The ability to beat Trump is, according to Democratic presidential hopeful Andrew Yang,  the “number one criteria” for the eventual nominee, and the number one priority for Iowans in choosing their leader tonight.

Tough choices

Despite holding only 41 delegates, the small state, by going first, can play an oversized role in choosing the nominee. The winner here has often built momentum to become the candidate. 

Some Democrats are struggling to choose between the candidate they most support, compared to who they believe is best suited to win. 

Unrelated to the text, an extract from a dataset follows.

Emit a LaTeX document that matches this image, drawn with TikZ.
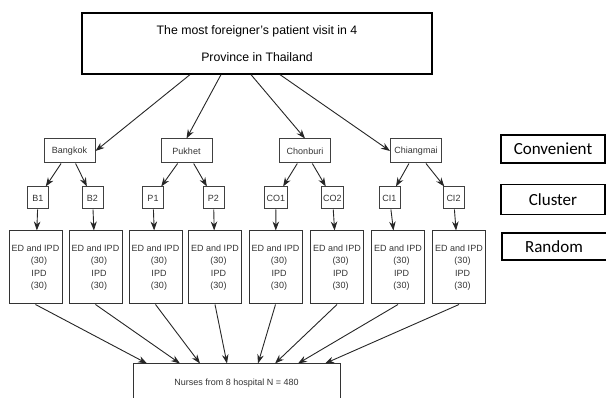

“The Democrats are torn between do we vote for the guy that’s most likely to beat Trump or do we vote our hearts,” said Sherry Martin, a retired locomotive engineer from Montrose, who attended the Biden event.

Martin will be supporting Massachusetts Sen. Elizabeth Warren, but her husband Clyde Martin is throwing his support behind Biden, who he believes is the most viable candidate. 

“I think Biden is the most electable candidate in the field,” he said. Vermont Sen. Bernie Sanders, “unfortunately, kind of saddled himself with [the] socialist label.

“And I understand he’s a socialist Democrat but people out there, they don’t know where to file that. They think he’s a socialist. And I think that did him more harm than good.”

Iowa resident George Morgan believes Biden has always been a moderate who has been able to reach across the political aisle, and that Bernie Sanders is too far ‘to the left.’ (Mark Gollom/CBC )

Biden has always been a moderate who has been able to reach across the political aisle, said Iowa resident George Morgan.

Sanders, he said, is “too far left for the United States.”